Nina Wolfrum (Regie)

"Tatort" aus Köln: "Wie alle anderen auch"

Nina Wolfrum (Regie)

Studium und Ausbildung in Köln | „Wie alle anderen auch“ ist der zweite »Tatort« mit Ballauf und Schenk, bei dem Nina Wolfrum Regie führt. Ihr »Tatort – Niemals ohne mich« (2020) behandelte auch ein gesellschaftliches Thema: Hier ging es um das Schicksal von Scheidungskindern; auch dafür hatte Jürgen Werner das Drehbuch geschrieben. FILME/FERNSEHEN »Nord bei Nordwest – Ein Killer und ein Halber« (2019), »Tatort – Niemals ohne mich« (2020), »Nord bei Nordwest – Der Anschlag« (2020), »Milk & Honey« (2018), »Großstadtrevier« (2015-2017), »Heldt« (2016) | AKTUELL Der von Nina Wolfrum inszenierte Film „Conny und Maik“ aus der Reihe »Nord bei Nordwest« feierte im Januar 2021 einen großen Erfolg: 8,55 Mio. Zuschauer schalteten ein.

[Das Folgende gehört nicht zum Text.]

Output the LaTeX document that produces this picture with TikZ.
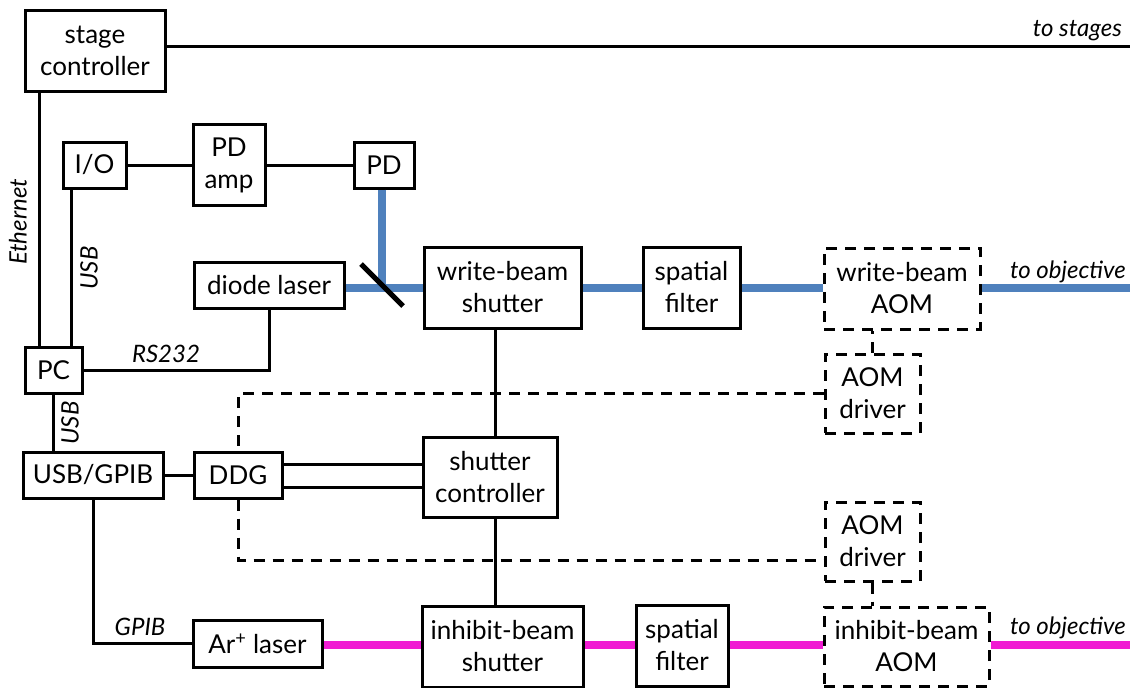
\documentclass[tikz,border=0pt]{standalone}
\usepackage{fontspec}
\setmainfont{Lato}
\begin{document}
\begin{tikzpicture}[x=1pt,y=-1pt,
  every node/.style={font=\fontsize{26}{32}\selectfont, inner sep=0pt, align=center},
  box/.style={draw, line width=3pt, rectangle},
  dbox/.style={box, dash pattern=on 11pt off 8pt},
  wire/.style={line width=3pt},
  dwire/.style={line width=3pt, dash pattern=on 11pt off 8pt},
  lbl/.style={font=\fontsize{24}{28}\selectfont\itshape},
  bluebeam/.style={line width=7.5pt, color=beamblue},
  pinkbeam/.style={line width=7.5pt, color=beampink},
  mirror/.style={line width=5pt}
]
\definecolor{beamblue}{RGB}{79,129,189}
\definecolor{beampink}{RGB}{240,28,210}
\useasboundingbox (0,0) rectangle (1130,688);

% boxes
\node[box, minimum width=140pt, minimum height=81pt] (stage) at (95,50.5) {stage\\controller};
\node[box, minimum width=63pt, minimum height=46pt] (io) at (94.5,165) {I/O};
\node[box, minimum width=72pt, minimum height=81pt] (pdamp) at (229,165) {PD\\amp};
\node[box, minimum width=60pt, minimum height=46pt] (pd) at (384,165) {PD};
\node[box, minimum width=150pt, minimum height=46pt] (diode) at (269,285) {diode laser};
\node[box, minimum width=157pt, minimum height=81pt] (wbs) at (502.5,287.5) {write-beam\\shutter};
\node[box, minimum width=97pt, minimum height=81pt] (sf1) at (691.5,287.5) {spatial\\filter};
\node[dbox, minimum width=156pt, minimum height=81pt] (waom) at (902,288.5) {write-beam\\AOM};
\node[dbox, minimum width=95pt, minimum height=79pt] (drv1) at (872.5,393.5) {AOM\\driver};
\node[box, minimum width=57pt, minimum height=46pt] (pc) at (53.5,370) {PC};
\node[box, minimum width=140pt, minimum height=46pt] (usbgpib) at (93,475) {USB/GPIB};
\node[box, minimum width=88pt, minimum height=46pt] (ddg) at (238,475) {DDG};
\node[box, minimum width=134pt, minimum height=80pt] (shc) at (490,477) {shutter\\controller};
\node[dbox, minimum width=95pt, minimum height=79pt] (drv2) at (872.5,541.5) {AOM\\driver};
\node[box, minimum width=129pt, minimum height=47pt] (ar) at (257.5,643.5) {Ar\textsuperscript{+} laser};
\node[box, minimum width=161pt, minimum height=81pt] (ish) at (502.5,646.5) {inhibit-beam\\shutter};
\node[box, minimum width=92pt, minimum height=81pt] (sf2) at (682,645.5) {spatial\\filter};
\node[dbox, minimum width=165pt, minimum height=79pt] (iaom) at (906.5,646.5) {inhibit-beam\\AOM};

% reference points for wires and beams
\coordinate (toS) at (1130,46);
\coordinate (ethx) at (39,0);
\coordinate (usbx) at (71,0);
\coordinate (vx) at (495,0);
\coordinate (d1) at (0,464);
\coordinate (d2) at (0,487);
\coordinate (dl) at (0,560);
\coordinate (by) at (0,288);
\coordinate (bx) at (382,0);
\coordinate (wout) at (1130,288);
\coordinate (iout) at (1130,645);
\coordinate (py) at (0,645);

% electrical wires
\draw[wire] (toS -| stage.east) -- (toS);
\draw[wire] (stage.south -| ethx) -- (pc.north -| ethx);
\draw[wire] (io.south -| usbx) -- (pc.north -| usbx);
\draw[wire] (io.east) -- (pdamp.west);
\draw[wire] (pdamp.east) -- (pd.west);
\draw[wire] (pc.east) -| (diode.south);
\draw[wire] (pc.south) -- (usbgpib.north -| pc.south);
\draw[wire] (usbgpib.east) -- (ddg.west);
\draw[wire] (ddg.east |- d1) -- (shc.west |- d1);
\draw[wire] (ddg.east |- d2) -- (shc.west |- d2);
\draw[wire] (usbgpib.south) |- (ar.west);
\draw[wire] (wbs.south -| vx) -- (shc.north -| vx);
\draw[wire] (shc.south -| vx) -- (ish.north -| vx);

% AOM driver links
\draw[dwire] (drv1.west) -| (ddg.north);
\draw[dwire] (ddg.south) |- (drv2.west |- dl);
\draw[dwire] (drv1.north) -- (waom.south -| drv1.north);
\draw[dwire] (drv2.south) -- (iaom.north -| drv2.south);

% write beam
\draw[bluebeam] (diode.east |- by) -- (wbs.west |- by);
\draw[bluebeam] (pd.south -| bx) -- (bx |- by);
\draw[bluebeam] (wbs.east |- by) -- (sf1.west |- by);
\draw[bluebeam] (sf1.east |- by) -- (waom.west |- by);
\draw[bluebeam] (waom.east |- by) -- (wout);
\draw[mirror] (361,264) -- (403,306);

% inhibit beam
\draw[pinkbeam] (ar.east |- py) -- (ish.west |- py);
\draw[pinkbeam] (ish.east |- py) -- (sf2.west |- py);
\draw[pinkbeam] (sf2.east |- py) -- (iaom.west |- py);
\draw[pinkbeam] (iaom.east |- py) -- (iout);

% labels
\node[lbl, anchor=base east] (lstages) at (1122,36) {to stages};
\node[lbl, anchor=base east] (lobj1) at (1126,278) {to objective};
\node[lbl, anchor=base east] (lobj2) at (1126,634) {to objective};
\node[lbl, anchor=base] (lrs) at (166,362) {RS232};
\node[lbl, anchor=base] (lgpib) at (140,635) {GPIB};
\node[lbl, rotate=90] (leth) at (18,222) {Ethernet};
\node[lbl, rotate=90] (lusb1) at (89,268) {USB};
\node[lbl, rotate=90] (lusb2) at (70,423) {USB};
\end{tikzpicture}
\end{document}
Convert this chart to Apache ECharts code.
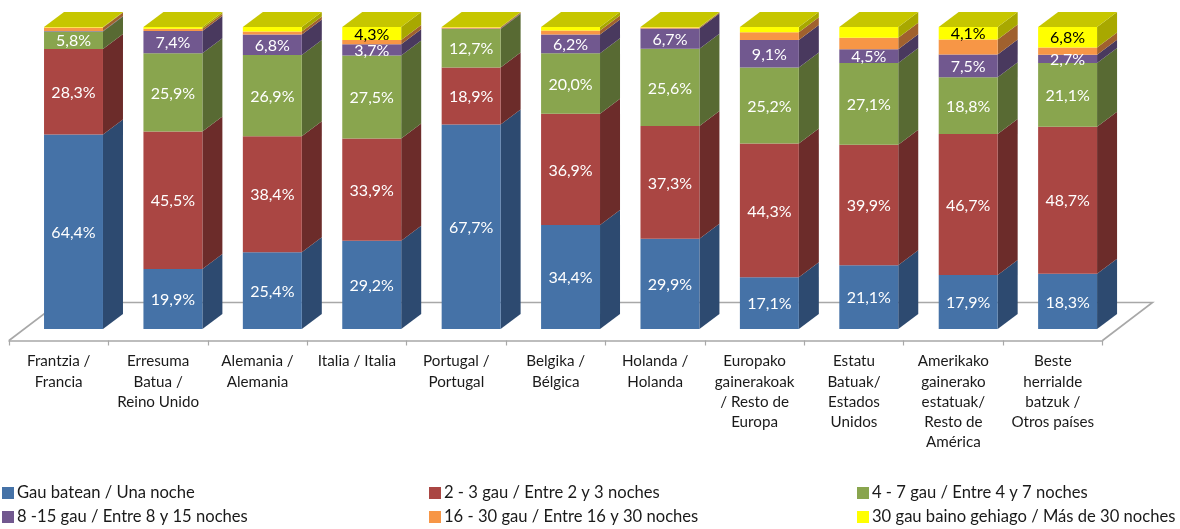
<!DOCTYPE html>
<html>
<head>
<meta charset="utf-8">
<style>html,body{margin:0;padding:0;background:#fff}#c{width:1180px;height:529px}</style>
<script src="https://cdn.jsdelivr.net/npm/echarts@6/dist/echarts.min.js"></script>
</head>
<body>
<div id="c"></div>
<script>
const categories = [
  'Frantzia /\nFrancia',
  'Erresuma\nBatua /\nReino Unido',
  'Alemania /\nAlemania',
  'Italia / Italia',
  'Portugal /\nPortugal',
  'Belgika /\nBélgica',
  'Holanda /\nHolanda',
  'Europako\ngainerakoak\n/ Resto de\nEuropa',
  'Estatu\nBatuak/\nEstados\nUnidos',
  'Amerikako\ngainerako\nestatuak/\nResto de\nAmérica',
  'Beste\nherrialde\nbatzuk /\nOtros países'
];
const seriesNames = [
  'Gau batean / Una noche',
  '2 - 3 gau / Entre 2 y 3 noches',
  '4 - 7 gau / Entre 4 y 7 noches',
  '8 -15 gau / Entre 8 y 15 noches',
  '16 - 30 gau / Entre 16 y 30 noches',
  '30 gau baino gehiago / Más de 30 noches'
];
const unaNoche     = [64.4, 19.9, 25.4, 29.2, 67.7, 34.4, 29.9, 17.1, 21.1, 17.9, 18.3];
const dosTres      = [28.3, 45.5, 38.4, 33.9, 18.9, 36.9, 37.3, 44.3, 39.9, 46.7, 48.7];
const cuatroSiete  = [5.8, 25.9, 26.9, 27.5, 12.7, 20.0, 25.6, 25.2, 27.1, 18.8, 21.1];
const ochoQuince   = [0.2, 7.4, 6.8, 3.7, 0.2, 6.2, 6.7, 9.1, 4.5, 7.5, 2.7];
const dieciseisTreinta = [1.1, 0.7, 1.0, 1.4, 0.3, 1.3, 0.3, 2.6, 3.8, 5.0, 2.4];
const masTreinta   = [0.2, 0.6, 1.5, 4.3, 0.2, 1.2, 0.2, 1.7, 3.6, 4.1, 6.8];
const allValues = [unaNoche, dosTres, cuatroSiete, ochoQuince, dieciseisTreinta, masTreinta];

const frontColors = ['#4572a7', '#aa4643', '#89a54e', '#71588f', '#f79646', '#ffff00'];
const sideColors  = ['#2d4a70', '#6c2c2a', '#586a33', '#49395e', '#a0612e', '#a8a800'];
const topColor = '#c6c600';
const labelMin = [0, 0, 0, 1, 1000, 4];
const labelFill = ['#fff', '#fff', '#fff', '#fff', '#fff', '#000'];
const FONT = 'Lato';

const DX = 20, DY = -15;           // bar depth
const SX = 14.8, SY = -11.5;       // bar inset on the floor
const FX = 50, FY = -38;           // floor depth
const BAR = 0.593;                 // bar width / band width

function fmt(v) { return v.toFixed(1).replace('.', ',') + '%'; }

const stackBase = categories.map(() => 0);
const barSeries = allValues.map((vals, s) => {
  const data = vals.map((v, c) => {
    const row = [c, stackBase[c], stackBase[c] + v, v];
    stackBase[c] += v;
    return row;
  });
  return {
    type: 'custom',
    name: seriesNames[s],
    itemStyle: { color: frontColors[s] },
    z: 5,
    data: data,
    encode: { x: 0, y: [1, 2] },
    renderItem(params, api) {
      const c = api.value(0), lo = api.value(1), hi = api.value(2), v = api.value(3);
      const w = api.size([1, 0])[0] * BAR;
      const pLo = api.coord([c, lo]), pHi = api.coord([c, hi]);
      const x0 = pLo[0] + SX - w / 2, x1 = x0 + w;
      const y0 = pLo[1] + SY, y1 = pHi[1] + SY;
      const children = [
        { type: 'polygon', shape: { points: [[x1, y0], [x1 + DX, y0 + DY], [x1 + DX, y1 + DY], [x1, y1]] },
          style: { fill: sideColors[s] } },
        { type: 'rect', shape: { x: x0, y: y1, width: w, height: y0 - y1 },
          style: { fill: frontColors[s] } }
      ];
      if (s === allValues.length - 1) {
        children.push({ type: 'polygon',
          shape: { points: [[x0, y1], [x1, y1], [x1 + DX, y1 + DY], [x0 + DX, y1 + DY]] },
          style: { fill: topColor } });
      }
      if (v >= labelMin[s]) {
        children.push({ type: 'text', z2: 10,
          style: { x: (x0 + x1) / 2, y: (y0 + y1) / 2 + 1, text: fmt(v), fill: labelFill[s],
            font: '16px ' + FONT, align: 'center', verticalAlign: 'middle' } });
      }
      return { type: 'group', children };
    }
  };
});

const floorSeries = {
  type: 'custom',
  silent: true,
  z: 1,
  data: [[0, 0]],
  renderItem(params, api) {
    const r = params.coordSys;
    const b = r.y + r.height, l = r.x, rr = r.x + r.width;
    return { type: 'polyline',
      shape: { points: [[l, b], [l + FX, b + FY], [rr + FX, b + FY], [rr, b]] },
      style: { fill: 'none', stroke: '#a8a8a8', lineWidth: 1.6 } };
  }
};

function legendCol(left, names) {
  return { left: left, top: 484, padding: 0, orient: 'vertical', itemWidth: 12, itemHeight: 12, itemGap: 6,
    icon: 'rect', data: names, selectedMode: false,
    textStyle: { fontFamily: FONT, fontSize: 16.6, color: '#1a1a1a', padding: [0, 0, 0, -2], lineHeight: 18 } };
}

const chart = echarts.init(document.getElementById('c'), null, { renderer: 'canvas' });
chart.setOption({
  animation: false,
  backgroundColor: '#fff',
  grid: { left: 9, width: 1093.5, top: 38.5, height: 302, containLabel: false },
  legend: [
    legendCol(2, [seriesNames[0], seriesNames[3]]),
    legendCol(429, [seriesNames[1], seriesNames[4]]),
    legendCol(857, [seriesNames[2], seriesNames[5]])
  ],
  xAxis: {
    type: 'category',
    data: categories,
    boundaryGap: true,
    axisLine: { show: true, lineStyle: { color: '#a8a8a8', width: 1.6 } },
    axisTick: { show: true, alignWithLabel: false, length: 5, lineStyle: { color: '#a8a8a8', width: 1.2 } },
    axisLabel: { interval: 0, margin: 11, fontFamily: FONT, fontSize: 15.2, lineHeight: 20.2, color: '#1a1a1a', hideOverlap: false }
  },
  yAxis: { type: 'value', min: 0, max: 100, show: false },
  series: [floorSeries].concat(barSeries)
});
</script>
</body>
</html>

Katharina Diessner und Nina Wolfrum
© WDR/Martin Valentin Menke

Nina Wolfrum über „Wie alle anderen auch“

Ballauf und Schenk spielen nicht die Gutmenschen, aber sie haben Herz und eine Haltung. Am Schluss geben sie Ella die Chance, die wir uns für sie wünschen. Wir haben ganz bewusst die Frauen auf der Straße in den Fokus genommen. Denn sie haben es besonders schwer. Auffallend ist, dass viele obdachlose Frauen unsichtbar sind. Das liegt daran, dass sie lange an einer äußeren und gleichsam inneren Struktur und Ordnung festhalten. Sie wollen unentdeckt bleiben, nicht als obdachlos erkannt werden.

„Den klassischen Obdachlosen“ gibt es nicht mehr, hatte zeit.de in einem sehr eindringlichen Artikel attestiert, auf den ich während meiner Vorbereitung stieß. Demnach trifft Obdachlosigkeit zunehmend die Mittelschicht. Also auch Menschen, die tagsüber einem Beruf nachgehen und die abends draußen oder in ihrem Auto ihren Schlafplatz aufschlagen. Vor diesem Hintergrund wollte ich Frauen erzählen, die uns nicht fremd, sondern im Gegenteil beängstigend nah kommen, weil sie „Wie alle anderen auch“ im Leben mal für etwas anderes angetreten sind, Pläne hatten, wie jede von uns, aber dann an irgendeinem Punkt die Orientierung verloren haben und den Boden unter den Füßen.

Die Geschichten, die Schicksale und Tragödien, die dazu geführt haben, sind vielfältig und erzählenswert. Doch im Vordergrund stand für mich die Erkenntnis, dass das grundsätzlich passieren kann, vielleicht jedem von uns. Als wir für dokumentarische Aufnahmen an einem Wochenende in der Kölner Innenstadt unterwegs waren und ich mit Kölner Obdachlosen sprach, war das für mich die persönlichste und intensivste Erfahrung, die ich während der gesamten Dreharbeiten machen durfte. Und ich musste mir eingestehen, dass auch ich bis dahin eine Hemmschwelle hatte, die ich überwinden musste. Allein die Kontaktaufnahme, das Ansprechen, das war wie das Übertreten einer roten Linie. Auf einmal waren diese Menschen nicht mehr unsichtbar. Das wollte ich unbedingt auch im Film spürbar machen. So ist am Ende des Films der Blickkontakt zum Zuschauer entstanden. Eine der obdachlosen Frauen sagte zu mir: „Der Kölner Tatort, wie schön… den habe ich damals immer gern geguckt."